------ SOURCE MATERIAL ------

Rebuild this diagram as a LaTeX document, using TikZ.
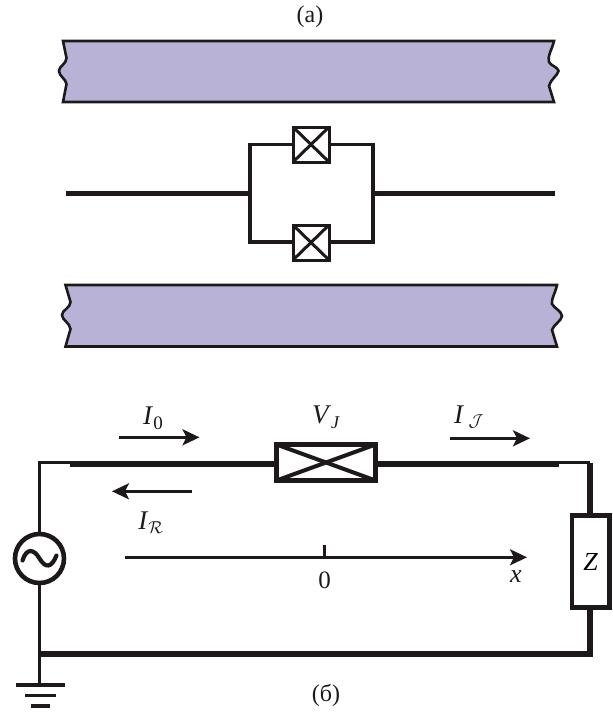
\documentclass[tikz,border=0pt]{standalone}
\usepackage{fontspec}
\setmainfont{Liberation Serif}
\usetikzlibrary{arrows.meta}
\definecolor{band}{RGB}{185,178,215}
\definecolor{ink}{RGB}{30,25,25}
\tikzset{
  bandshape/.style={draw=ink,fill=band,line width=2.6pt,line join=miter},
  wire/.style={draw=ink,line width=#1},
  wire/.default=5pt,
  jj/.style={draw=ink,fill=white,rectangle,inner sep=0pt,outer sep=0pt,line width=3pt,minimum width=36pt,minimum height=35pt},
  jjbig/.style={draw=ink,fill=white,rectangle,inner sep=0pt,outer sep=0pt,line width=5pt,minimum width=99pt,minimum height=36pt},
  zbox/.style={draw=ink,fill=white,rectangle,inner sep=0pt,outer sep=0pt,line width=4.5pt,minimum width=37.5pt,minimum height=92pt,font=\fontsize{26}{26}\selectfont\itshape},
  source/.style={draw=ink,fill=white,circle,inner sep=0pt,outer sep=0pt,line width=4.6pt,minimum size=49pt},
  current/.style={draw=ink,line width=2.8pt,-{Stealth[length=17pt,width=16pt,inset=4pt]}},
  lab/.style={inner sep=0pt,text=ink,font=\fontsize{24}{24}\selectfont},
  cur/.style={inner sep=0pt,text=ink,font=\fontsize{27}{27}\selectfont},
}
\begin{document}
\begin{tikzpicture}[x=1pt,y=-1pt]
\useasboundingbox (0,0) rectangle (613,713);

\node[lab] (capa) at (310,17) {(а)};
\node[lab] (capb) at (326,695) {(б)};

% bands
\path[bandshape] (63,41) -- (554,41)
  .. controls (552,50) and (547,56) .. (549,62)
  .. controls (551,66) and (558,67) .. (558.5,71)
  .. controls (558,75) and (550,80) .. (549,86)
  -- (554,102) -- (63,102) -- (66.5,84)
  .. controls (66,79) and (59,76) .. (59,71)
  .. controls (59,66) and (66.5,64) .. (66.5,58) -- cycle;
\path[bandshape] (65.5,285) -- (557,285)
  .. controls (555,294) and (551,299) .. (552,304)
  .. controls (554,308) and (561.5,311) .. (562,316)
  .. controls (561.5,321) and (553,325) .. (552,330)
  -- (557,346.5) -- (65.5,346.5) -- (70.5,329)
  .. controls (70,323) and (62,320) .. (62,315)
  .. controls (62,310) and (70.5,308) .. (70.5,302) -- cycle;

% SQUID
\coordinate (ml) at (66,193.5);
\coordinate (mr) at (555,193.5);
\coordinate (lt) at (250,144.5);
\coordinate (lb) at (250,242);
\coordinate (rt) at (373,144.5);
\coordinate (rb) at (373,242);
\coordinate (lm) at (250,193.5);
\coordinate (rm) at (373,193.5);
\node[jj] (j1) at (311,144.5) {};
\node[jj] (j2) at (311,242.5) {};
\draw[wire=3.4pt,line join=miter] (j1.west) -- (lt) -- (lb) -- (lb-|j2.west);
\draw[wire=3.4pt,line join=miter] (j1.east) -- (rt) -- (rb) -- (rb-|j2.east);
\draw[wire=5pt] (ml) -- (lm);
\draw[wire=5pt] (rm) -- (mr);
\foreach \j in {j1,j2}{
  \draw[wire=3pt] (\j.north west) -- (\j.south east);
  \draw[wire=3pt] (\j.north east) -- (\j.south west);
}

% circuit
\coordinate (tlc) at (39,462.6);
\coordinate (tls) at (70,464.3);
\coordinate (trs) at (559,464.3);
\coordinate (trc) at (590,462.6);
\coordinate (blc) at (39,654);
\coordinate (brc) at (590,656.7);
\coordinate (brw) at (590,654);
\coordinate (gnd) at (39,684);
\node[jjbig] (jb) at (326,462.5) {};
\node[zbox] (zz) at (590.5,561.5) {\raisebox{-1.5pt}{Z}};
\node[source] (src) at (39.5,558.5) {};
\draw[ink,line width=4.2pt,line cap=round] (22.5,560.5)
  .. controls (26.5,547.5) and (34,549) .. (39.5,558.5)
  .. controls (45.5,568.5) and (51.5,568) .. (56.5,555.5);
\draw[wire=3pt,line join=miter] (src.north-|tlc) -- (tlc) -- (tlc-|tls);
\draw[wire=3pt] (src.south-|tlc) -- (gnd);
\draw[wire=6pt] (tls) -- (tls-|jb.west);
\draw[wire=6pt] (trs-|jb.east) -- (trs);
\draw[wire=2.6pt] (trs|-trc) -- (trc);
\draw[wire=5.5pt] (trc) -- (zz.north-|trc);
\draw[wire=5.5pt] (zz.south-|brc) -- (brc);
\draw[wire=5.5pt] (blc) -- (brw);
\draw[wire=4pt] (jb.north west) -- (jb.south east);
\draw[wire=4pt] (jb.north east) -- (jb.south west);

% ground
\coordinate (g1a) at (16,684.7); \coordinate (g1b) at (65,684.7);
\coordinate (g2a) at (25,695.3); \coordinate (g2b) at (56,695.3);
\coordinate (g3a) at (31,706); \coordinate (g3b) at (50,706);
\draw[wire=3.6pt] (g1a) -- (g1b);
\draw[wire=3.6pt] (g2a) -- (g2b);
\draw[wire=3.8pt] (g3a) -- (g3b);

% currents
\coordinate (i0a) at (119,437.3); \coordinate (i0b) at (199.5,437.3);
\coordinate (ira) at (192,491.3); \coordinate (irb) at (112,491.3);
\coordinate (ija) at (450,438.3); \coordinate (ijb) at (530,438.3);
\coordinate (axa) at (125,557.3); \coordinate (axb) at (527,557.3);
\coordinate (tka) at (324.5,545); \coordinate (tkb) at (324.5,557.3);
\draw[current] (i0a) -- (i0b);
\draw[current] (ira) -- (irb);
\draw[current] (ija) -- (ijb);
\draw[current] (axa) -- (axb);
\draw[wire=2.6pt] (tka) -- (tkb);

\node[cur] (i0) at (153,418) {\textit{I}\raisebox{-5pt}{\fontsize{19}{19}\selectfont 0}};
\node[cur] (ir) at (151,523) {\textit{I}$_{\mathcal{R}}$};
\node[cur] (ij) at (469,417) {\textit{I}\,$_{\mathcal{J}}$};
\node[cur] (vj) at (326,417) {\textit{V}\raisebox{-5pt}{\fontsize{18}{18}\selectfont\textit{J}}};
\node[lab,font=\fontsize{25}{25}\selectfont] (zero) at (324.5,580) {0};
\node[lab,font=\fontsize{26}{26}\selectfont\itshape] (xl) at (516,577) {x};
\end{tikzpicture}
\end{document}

------

Copy out each line word for word, please, skipping the images.

** THE REPLY **
Rebuild this diagram as a LaTeX document, using TikZ.
\documentclass[tikz,border=0pt]{standalone}
\usepackage{fontspec}
\setmainfont{Liberation Serif}
\usetikzlibrary{arrows.meta}
\definecolor{band}{RGB}{185,178,215}
\definecolor{ink}{RGB}{30,25,25}
\tikzset{
  bandshape/.style={draw=ink,fill=band,line width=2.6pt,line join=miter},
  wire/.style={draw=ink,line width=#1},
  wire/.default=5pt,
  jj/.style={draw=ink,fill=white,rectangle,inner sep=0pt,outer sep=0pt,line width=3pt,minimum width=36pt,minimum height=35pt},
  jjbig/.style={draw=ink,fill=white,rectangle,inner sep=0pt,outer sep=0pt,line width=5pt,minimum width=99pt,minimum height=36pt},
  zbox/.style={draw=ink,fill=white,rectangle,inner sep=0pt,outer sep=0pt,line width=4.5pt,minimum width=37.5pt,minimum height=92pt,font=\fontsize{26}{26}\selectfont\itshape},
  source/.style={draw=ink,fill=white,circle,inner sep=0pt,outer sep=0pt,line width=4.6pt,minimum size=49pt},
  current/.style={draw=ink,line width=2.8pt,-{Stealth[length=17pt,width=16pt,inset=4pt]}},
  lab/.style={inner sep=0pt,text=ink,font=\fontsize{24}{24}\selectfont},
  cur/.style={inner sep=0pt,text=ink,font=\fontsize{27}{27}\selectfont},
}
\begin{document}
\begin{tikzpicture}[x=1pt,y=-1pt]
\useasboundingbox (0,0) rectangle (613,713);

\node[lab] (capa) at (310,17) {(а)};
\node[lab] (capb) at (326,695) {(б)};

% bands
\path[bandshape] (63,41) -- (554,41)
  .. controls (552,50) and (547,56) .. (549,62)
  .. controls (551,66) and (558,67) .. (558.5,71)
  .. controls (558,75) and (550,80) .. (549,86)
  -- (554,102) -- (63,102) -- (66.5,84)
  .. controls (66,79) and (59,76) .. (59,71)
  .. controls (59,66) and (66.5,64) .. (66.5,58) -- cycle;
\path[bandshape] (65.5,285) -- (557,285)
  .. controls (555,294) and (551,299) .. (552,304)
  .. controls (554,308) and (561.5,311) .. (562,316)
  .. controls (561.5,321) and (553,325) .. (552,330)
  -- (557,346.5) -- (65.5,346.5) -- (70.5,329)
  .. controls (70,323) and (62,320) .. (62,315)
  .. controls (62,310) and (70.5,308) .. (70.5,302) -- cycle;

% SQUID
\coordinate (ml) at (66,193.5);
\coordinate (mr) at (555,193.5);
\coordinate (lt) at (250,144.5);
\coordinate (lb) at (250,242);
\coordinate (rt) at (373,144.5);
\coordinate (rb) at (373,242);
\coordinate (lm) at (250,193.5);
\coordinate (rm) at (373,193.5);
\node[jj] (j1) at (311,144.5) {};
\node[jj] (j2) at (311,242.5) {};
\draw[wire=3.4pt,line join=miter] (j1.west) -- (lt) -- (lb) -- (lb-|j2.west);
\draw[wire=3.4pt,line join=miter] (j1.east) -- (rt) -- (rb) -- (rb-|j2.east);
\draw[wire=5pt] (ml) -- (lm);
\draw[wire=5pt] (rm) -- (mr);
\foreach \j in {j1,j2}{
  \draw[wire=3pt] (\j.north west) -- (\j.south east);
  \draw[wire=3pt] (\j.north east) -- (\j.south west);
}

% circuit
\coordinate (tlc) at (39,462.6);
\coordinate (tls) at (70,464.3);
\coordinate (trs) at (559,464.3);
\coordinate (trc) at (590,462.6);
\coordinate (blc) at (39,654);
\coordinate (brc) at (590,656.7);
\coordinate (brw) at (590,654);
\coordinate (gnd) at (39,684);
\node[jjbig] (jb) at (326,462.5) {};
\node[zbox] (zz) at (590.5,561.5) {\raisebox{-1.5pt}{Z}};
\node[source] (src) at (39.5,558.5) {};
\draw[ink,line width=4.2pt,line cap=round] (22.5,560.5)
  .. controls (26.5,547.5) and (34,549) .. (39.5,558.5)
  .. controls (45.5,568.5) and (51.5,568) .. (56.5,555.5);
\draw[wire=3pt,line join=miter] (src.north-|tlc) -- (tlc) -- (tlc-|tls);
\draw[wire=3pt] (src.south-|tlc) -- (gnd);
\draw[wire=6pt] (tls) -- (tls-|jb.west);
\draw[wire=6pt] (trs-|jb.east) -- (trs);
\draw[wire=2.6pt] (trs|-trc) -- (trc);
\draw[wire=5.5pt] (trc) -- (zz.north-|trc);
\draw[wire=5.5pt] (zz.south-|brc) -- (brc);
\draw[wire=5.5pt] (blc) -- (brw);
\draw[wire=4pt] (jb.north west) -- (jb.south east);
\draw[wire=4pt] (jb.north east) -- (jb.south west);

% ground
\coordinate (g1a) at (16,684.7); \coordinate (g1b) at (65,684.7);
\coordinate (g2a) at (25,695.3); \coordinate (g2b) at (56,695.3);
\coordinate (g3a) at (31,706); \coordinate (g3b) at (50,706);
\draw[wire=3.6pt] (g1a) -- (g1b);
\draw[wire=3.6pt] (g2a) -- (g2b);
\draw[wire=3.8pt] (g3a) -- (g3b);

% currents
\coordinate (i0a) at (119,437.3); \coordinate (i0b) at (199.5,437.3);
\coordinate (ira) at (192,491.3); \coordinate (irb) at (112,491.3);
\coordinate (ija) at (450,438.3); \coordinate (ijb) at (530,438.3);
\coordinate (axa) at (125,557.3); \coordinate (axb) at (527,557.3);
\coordinate (tka) at (324.5,545); \coordinate (tkb) at (324.5,557.3);
\draw[current] (i0a) -- (i0b);
\draw[current] (ira) -- (irb);
\draw[current] (ija) -- (ijb);
\draw[current] (axa) -- (axb);
\draw[wire=2.6pt] (tka) -- (tkb);

\node[cur] (i0) at (153,418) {\textit{I}\raisebox{-5pt}{\fontsize{19}{19}\selectfont 0}};
\node[cur] (ir) at (151,523) {\textit{I}$_{\mathcal{R}}$};
\node[cur] (ij) at (469,417) {\textit{I}\,$_{\mathcal{J}}$};
\node[cur] (vj) at (326,417) {\textit{V}\raisebox{-5pt}{\fontsize{18}{18}\selectfont\textit{J}}};
\node[lab,font=\fontsize{25}{25}\selectfont] (zero) at (324.5,580) {0};
\node[lab,font=\fontsize{26}{26}\selectfont\itshape] (xl) at (516,577) {x};
\end{tikzpicture}
\end{document}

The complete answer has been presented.